MRB issuance has been low lately and is unlikely to pick up until conventional interest rates rise to about 5.5% or 6%, Murphy said. There is a lag between when MRBs are issued and when they are used to provide mortgages. During that lag time, the proceeds need to be invested, and since interest rates are low right now, the proceeds would be invested at rates below the bond rates. In the meantime, HFAs have been issuing taxable securities as an alternative to MRBs, he said.

Multifamily housing bond issuance has been fairly steady. "It's a very effective tool, because it brings low-market financing to the developers, either new construction or preservation of multifamily affordable housing," he said.

Murphy described himself as "a local government guy through and through."

He started his career in city government and management in Bowie, Md. in 1967. The city was planning to redevelop its blighted areas. "Though I wasn't working directly on that, I was very interested in it," he said.

Murphy stayed at the city until the early 1970s, becoming Bowie's acting city manager for about 18 months toward the end of that time. He also got into lobbying while working for the city, representing Bowie before the Maryland General Assembly.

A desire to use his legislative experience at the national level led him to take a job at the National Association of Counties, where he worked on housing and community development issues.

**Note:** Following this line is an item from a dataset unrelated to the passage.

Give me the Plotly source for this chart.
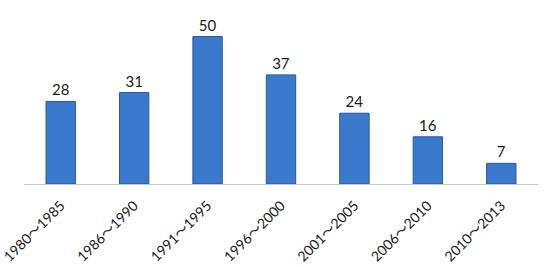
import plotly.graph_objects as go

categories = ["1980～1985", "1986～1990", "1991～1995", "1996～2000", "2001～2005", "2006～2010", "2010～2013"]
values = [28, 31, 50, 37, 24, 16, 7]

fig = go.Figure(go.Bar(
    x=categories,
    y=values,
    text=values,
    textposition="outside",
    textfont=dict(size=15, color="#1a1a1a", family="Lato"),
    cliponaxis=False,
    marker=dict(color="#3a79cb", line=dict(color="#25589c", width=1)),
))

fig.update_layout(
    width=545, height=267,
    margin=dict(l=24, r=7, t=10, b=83),
    paper_bgcolor="white", plot_bgcolor="white",
    bargap=0.6,
    showlegend=False,
    font=dict(family="Lato", color="#1a1a1a"),
)
fig.update_xaxes(
    tickangle=-45,
    tickfont=dict(size=14, family="Lato, 'Noto Sans CJK SC'", color="#1a1a1a"),
    showline=True, linecolor="#c8c8c8", linewidth=1,
    ticks="outside", ticklen=7, tickcolor="rgba(0,0,0,0)",
    automargin=False,
)
fig.update_yaxes(visible=False, range=[0, 59], automargin=False)

fig.write_html("out.html")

He worked at NACo from 1972 to 1983, then at a government relations firm for two years, and joined NALHFA in 1985.

Murphy works for Smith Bucklin Corp., an association management company. In addition to his role at NALHFA, he is also executive director for the National Association for County Community and Economic Development. The groups have some overlapping membership, but bonds are not a primary tool used by NACCED members, Murphy said. Boehlert will become executive director of both groups.

In his retirement, Murphy intends to "volunteer and take a little time to read and decompress." He also plans to take continuing education courses at American University and babysit his young grandchildren about one day a week.